However, from the comparison of various power plant technologies with CO2 capture, the efficiency of natural gas reforming combined cycle is not as high as natural gas combined cycle and the total capital cost is around 40% higher than that of NGCC. Moreover, the natural gas price is expected to increase steadily until the year 2030. Since natural gas is not cost- competitive, the cost of electricity of steam reforming combined cycle is higher than those of other coal power plant. Appendix G has further information about natural gas reforming with combined cycle and also on the abovementioned comparisons.

1.2.4 Integrated Gasification Combined Cycle (IGCC)

IGCC combines gasification technology with combined cycle technology. The first step in the IGCC process is gasification. Gasification converts any hydrocarbon into a synthesis gas comprised mainly of hydrogen (H2) and carbon monoxide (CO) at high temperature and pressure. The gasification process allows the separation of the pollutants from the synthetic gas. With CO2 capture option, syngas passes through a Water Gas Shifter (WGS) and converts the syngas to primarily CO2 and H2. Next the syngas is “cleaned-up” by removing the acid gases (such as hydrogen sulfide), particulate matter, Hg and other pollutants. After the CO2 separation unit, CO2 can be stored and hydrogen is combusted in a combined cycle gas turbine that produces electricity. Both the syngas production process and the gas turbine combustion processes generate steam that is utilized to produce electricity.

Advantages of IGCC include the reduction of CO2 emissions, increased efficiency, and flexible fuel supply. IGCC technology with CO2 capture also results in superior environmental performance by reducing emission of pollutants (e.g., SO2, NOx, particulate matter, and mercury). The collection of sulfur and gasification slag obtained from the process has byproduct value, which avoids the cost of byproduct disposal, and easier CO2 removal. The energy consumption for CO2 capture is lowest in comparison with conventional power plant and NGCC plant.

The main disadvantage of IGCC is the capital cost. In addition, IGCC is a complex process that requires a high degree of component integration.

1.3 Design Methodology

Based on the literature survey, both the methods of CO2 capture and the technology of energy conversion were found to influence the overall plant efficiency and the amount of CO2 that can be captured. The problem was to design a 500 MWe power plant that incorporated a CO2 capture system. Available systems exist at a wide range of scales from small-scale gas turbines (~5 MW) to large-scale commercial PC units (1000 MW). Several technologies were evaluated on a thermodynamic basis to find mass and energy inputs and outputs involved in the respective method. Next the kinetic limitations to scaling-up from a given size to 500 MWe were determined. Based on some of these preliminary calculations, gasification-based processes (e.g., IGCC) and CLC emerged as efficient options for future coal-based power plants.

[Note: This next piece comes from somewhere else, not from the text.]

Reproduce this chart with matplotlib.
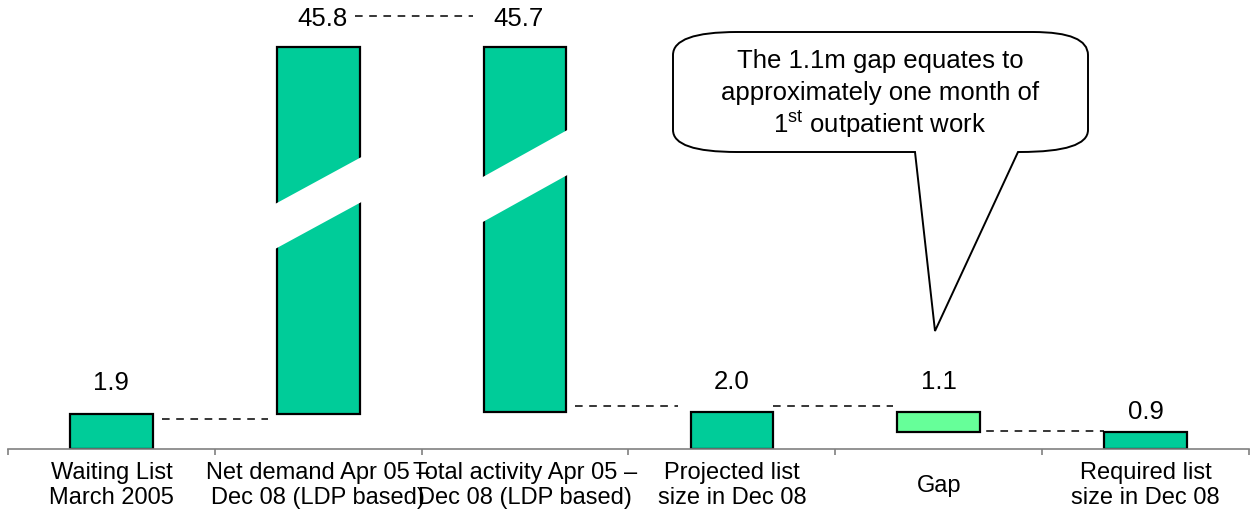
import numpy as np
import matplotlib.pyplot as plt
from matplotlib import transforms
from matplotlib.patches import Polygon, PathPatch
from matplotlib.path import Path

plt.rcParams['font.family'] = ['Liberation Sans', 'DejaVu Sans']
plt.rcParams['mathtext.fontset'] = 'custom'
plt.rcParams['mathtext.rm'] = 'Liberation Sans'

# data (millions)
categories = ["Waiting List\nMarch 2005",
              "Net demand Apr 05 –\nDec 08 (LDP based)",
              "Total activity Apr 05 –\nDec 08 (LDP based)",
              "Projected list\nsize in Dec 08",
              "Gap",
              "Required list\nsize in Dec 08"]
values = [1.9, 45.8, -45.7, 2.0, -1.1, 0.9]
is_total = [True, False, False, True, False, True]
value_labels = ["1.9", "45.8", "45.7", "2.0", "1.1", "0.9"]
callout_lines = ["The 1.1m gap equates to",
                 "approximately one month of",
                 "1$^{\\mathrm{st}}$ outpatient work"]

W, H = 1255, 517
BAR = "#00CC99"
GAP = "#66FF99"

# broken y axis: linear below T, squeezed above
T, K = 5.0, 0.3918


def fwd(v):
    v = np.asarray(v, dtype=float)
    return np.where(v <= T, v, T + (v - T) * K)


def inv(u):
    u = np.asarray(u, dtype=float)
    return np.where(u <= T, u, T + (u - T) / K)


# waterfall geometry
bottoms, heights, levels = [], [], []
running = 0.0
for v, tot in zip(values, is_total):
    if tot:
        bottoms.append(0.0)
        heights.append(v)
        running = v
    else:
        bottoms.append(min(running, running + v))
        heights.append(abs(v))
        running = running + v
    levels.append(running)
tops = [b + h for b, h in zip(bottoms, heights)]
x = np.arange(len(categories))
colors = [GAP if cat == "Gap" else BAR for cat in categories]

fig = plt.figure(figsize=(W / 100, H / 100), dpi=100)
ax = fig.add_axes([8 / W, (H - 449) / H, 1241 / W, 449 / H])
ax.set_yscale('function', functions=(fwd, inv))
ax.set_ylim(0, inv(449 / 18.5))
ax.set_xlim(-0.5, len(categories) - 0.5)

ax.bar(x, heights, bottom=bottoms, width=0.4, color=colors,
       edgecolor="black", linewidth=1.6, zorder=2)

# white diagonal breaks on the two tall bars
blend = transforms.blended_transform_factory(ax.transData, ax.transAxes)
for c, ymid, slope in [(1, 203, 112.5), (2, 176, 115)]:
    xs = [c - 0.23, c + 0.23, c + 0.23, c - 0.23]
    ys = []
    for xx, dy in zip(xs, [-22.5, -22.5, 22.5, 22.5]):
        py = ymid - slope * (xx - c) + dy
        ys.append((449 - py) / 449)
    ax.add_patch(Polygon(list(zip(xs, ys)), closed=True, facecolor="white",
                         edgecolor="none", transform=blend, zorder=3))

# value labels
label_offsets = [(0, 22), (3, 20), (-4.5, 20), (0, 21.5), (0, 21.5), (0, 15)]
for i, lab in enumerate(value_labels):
    ax.annotate(lab, xy=(x[i], tops[i]), xytext=label_offsets[i],
                textcoords="offset points", ha="center", va="center",
                fontsize=18.5, zorder=4)

# dashed connectors
conn_style = [(0.045, 0.045, -3.6), (0.18, 0.25, 22), (0.04, 0.06, 4.3),
              (0.0, 0.02, 4.3), (-0.04, 0.0, 0.7)]
for i in range(len(values) - 1):
    g0, g1, dy = conn_style[i]
    tr = transforms.offset_copy(ax.transData, fig=fig, y=dy, units="points")
    if i == 1:
        x0, x1 = x[i] + g0, x[i + 1] - g1
    else:
        x0, x1 = x[i] + 0.2 + g0, x[i + 1] - 0.2 - g1
    ax.plot([x0, x1], [levels[i], levels[i]], color="black", linewidth=1.1,
            dashes=(5, 4.3), transform=tr, zorder=1)

# axis styling
for side in ["top", "right", "left"]:
    ax.spines[side].set_visible(False)
ax.spines["bottom"].set_color("#808080")
ax.spines["bottom"].set_linewidth(1.2)
ax.set_yticks([])
ax.set_yticks([], minor=True)
ax.set_xticks(np.arange(-0.5, len(categories), 1))
ax.set_xticklabels([])
ax.set_xticks(x, categories, minor=True)
ax.tick_params(axis="x", which="major", direction="out", length=4.3,
               width=1.2, color="#808080")
ax.tick_params(axis="x", which="minor", length=0, pad=26.5, labelsize=17)
for lab in ax.get_xticklabels(minor=True):
    lab.set_va("center")
    lab.set_linespacing(1.17)

# speech bubble callout (figure pixel coordinates)
px = transforms.Affine2D().scale(1 / W, -1 / H).translate(0, 1) + fig.transFigure
verts = [(737, 32), (1033, 32), (1088, 32), (1088, 55), (1088, 130),
         (1088, 152), (1020, 152), (1018, 152), (935, 331), (915, 152),
         (737, 152), (673, 152), (673, 130), (673, 55), (673, 32), (737, 32)]
codes = [Path.MOVETO, Path.LINETO, Path.CURVE3, Path.CURVE3, Path.LINETO,
         Path.CURVE3, Path.CURVE3, Path.LINETO, Path.LINETO, Path.LINETO,
         Path.LINETO, Path.CURVE3, Path.CURVE3, Path.LINETO, Path.CURVE3,
         Path.CURVE3]
fig.add_artist(PathPatch(Path(verts, codes), facecolor="white",
                         edgecolor="black", linewidth=1.4, transform=px))
for line, by in zip(callout_lines, [68, 100, 133]):
    fig.text(880, by, line, transform=px, ha="center", va="baseline",
             fontsize=18.5)

fig.savefig("out.png", dpi=100)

These power generation technologies were integrated with selected CO2 capture technologies to recover a high percentage of the CO2 produced (> 90%) while maintaining reasonable power generation efficiency (> 30%). Figure 1-3 shows the comparative efficiencies of the power generation technologies considered.

Figure 1-3 Comparative efficiencies of various power generation technologies (Nsakala et al., 2003)

Chapter 2: Proposed Design

This chapter describes the proposed design for the capture of CO2 produced from a 500 MWe power plant. The various sections cover the choice of fuel, the fuel conversion technology and its components, the specific CO2 separation technology adopted, auxiliary power plant components, environmental concerns and CO2 handling issues.

2.1 Why Coal-Based IGCC?

According to the World Energy Technology and Climate Policy Outlook 2003, coal represents 25.5% of total global energy usage and generates 38.7% of global electricity. By 2030, global coal use is expected to have doubled from today’s consuming levels. Moreover, coal reserves are last longer than other resources such as oil and gas, with a confirmed global reserves-to- production ratio of over 230 years. Thus, coal is expected to generate 45% of global electricity. Many countries all over the world will be heavily dependent on coal for electricity production because of its abundance and world wide distribution (WETO, 2003). In addition, coal is regarded as the potential feedstock for future power plants because the price of natural gas is rising and unpredictable (refer to Figure G-2 in Appendix G).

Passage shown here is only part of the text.